Copy every line of the listing that holds the string "this".

Records for the task:
○ ○ ○
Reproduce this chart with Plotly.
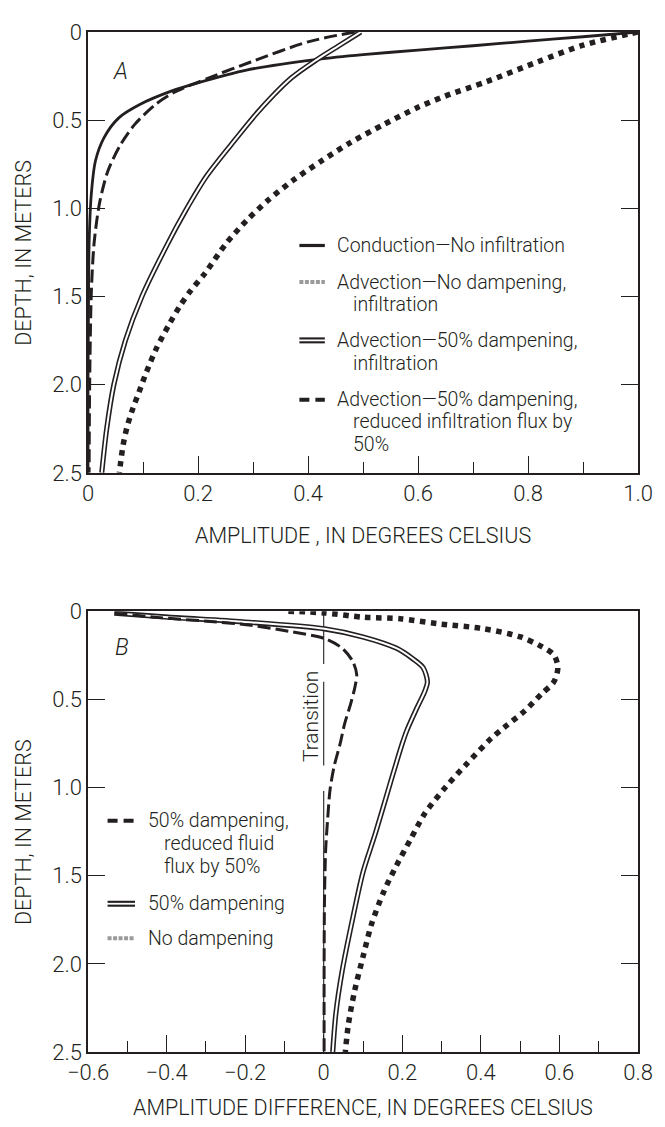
○ ○ ○
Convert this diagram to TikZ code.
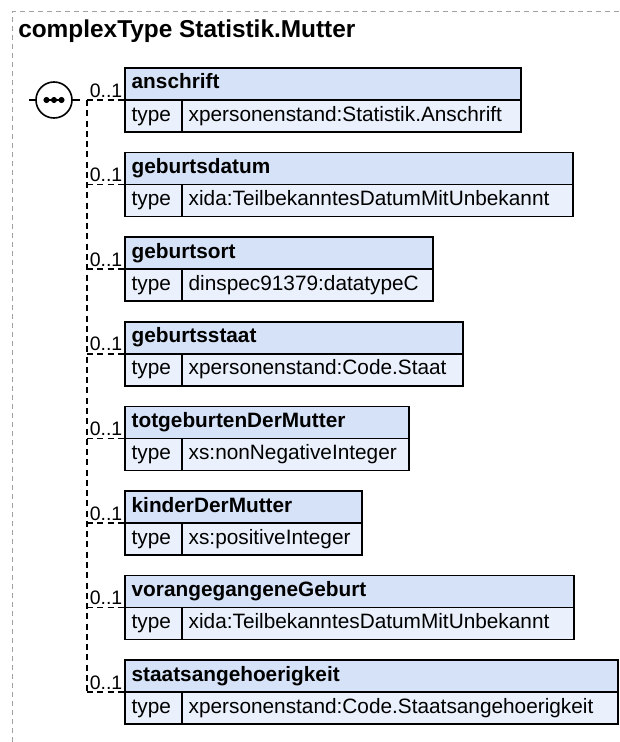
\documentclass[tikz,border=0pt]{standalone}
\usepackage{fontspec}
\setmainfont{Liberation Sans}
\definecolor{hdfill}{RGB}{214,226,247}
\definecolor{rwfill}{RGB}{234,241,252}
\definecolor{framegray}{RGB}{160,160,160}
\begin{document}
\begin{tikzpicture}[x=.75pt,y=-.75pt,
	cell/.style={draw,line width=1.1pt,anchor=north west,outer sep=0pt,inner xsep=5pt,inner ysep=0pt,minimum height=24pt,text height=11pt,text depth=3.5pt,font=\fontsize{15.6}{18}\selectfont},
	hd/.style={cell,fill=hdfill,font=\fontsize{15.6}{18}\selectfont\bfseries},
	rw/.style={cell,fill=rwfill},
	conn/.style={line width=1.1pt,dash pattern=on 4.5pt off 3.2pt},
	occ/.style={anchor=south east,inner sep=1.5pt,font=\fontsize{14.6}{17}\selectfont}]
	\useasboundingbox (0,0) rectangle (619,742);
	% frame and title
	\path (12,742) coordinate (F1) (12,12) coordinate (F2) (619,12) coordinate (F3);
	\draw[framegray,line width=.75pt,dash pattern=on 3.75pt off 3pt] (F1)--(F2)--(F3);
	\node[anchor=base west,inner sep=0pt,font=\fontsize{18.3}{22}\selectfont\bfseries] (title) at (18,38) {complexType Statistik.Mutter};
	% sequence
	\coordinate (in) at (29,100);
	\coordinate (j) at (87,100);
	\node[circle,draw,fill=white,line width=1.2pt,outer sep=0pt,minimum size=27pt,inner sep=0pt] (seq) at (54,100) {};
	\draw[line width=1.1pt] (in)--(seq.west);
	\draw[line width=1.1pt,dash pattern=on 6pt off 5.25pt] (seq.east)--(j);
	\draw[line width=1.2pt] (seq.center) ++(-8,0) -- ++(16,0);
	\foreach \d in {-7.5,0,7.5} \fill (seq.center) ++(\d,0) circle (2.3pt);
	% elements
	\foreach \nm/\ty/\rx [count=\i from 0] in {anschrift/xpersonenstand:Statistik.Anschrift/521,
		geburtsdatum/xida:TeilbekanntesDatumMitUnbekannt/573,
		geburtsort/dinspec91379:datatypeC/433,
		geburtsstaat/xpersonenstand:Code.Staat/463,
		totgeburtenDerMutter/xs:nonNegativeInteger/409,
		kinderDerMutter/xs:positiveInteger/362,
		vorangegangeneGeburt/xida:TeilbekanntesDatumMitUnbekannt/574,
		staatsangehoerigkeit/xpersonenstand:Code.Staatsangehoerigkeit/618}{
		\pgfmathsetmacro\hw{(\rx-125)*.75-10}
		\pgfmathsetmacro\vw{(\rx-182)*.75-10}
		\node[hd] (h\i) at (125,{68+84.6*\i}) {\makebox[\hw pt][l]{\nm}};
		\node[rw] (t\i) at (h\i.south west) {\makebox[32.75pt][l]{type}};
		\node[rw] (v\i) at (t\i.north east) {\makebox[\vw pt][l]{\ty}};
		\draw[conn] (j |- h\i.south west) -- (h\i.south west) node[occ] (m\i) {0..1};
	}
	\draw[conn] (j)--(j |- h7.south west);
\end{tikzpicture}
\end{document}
○ ○ ○
Task output:
Reproduce this chart with Plotly.
Convert this diagram to TikZ code.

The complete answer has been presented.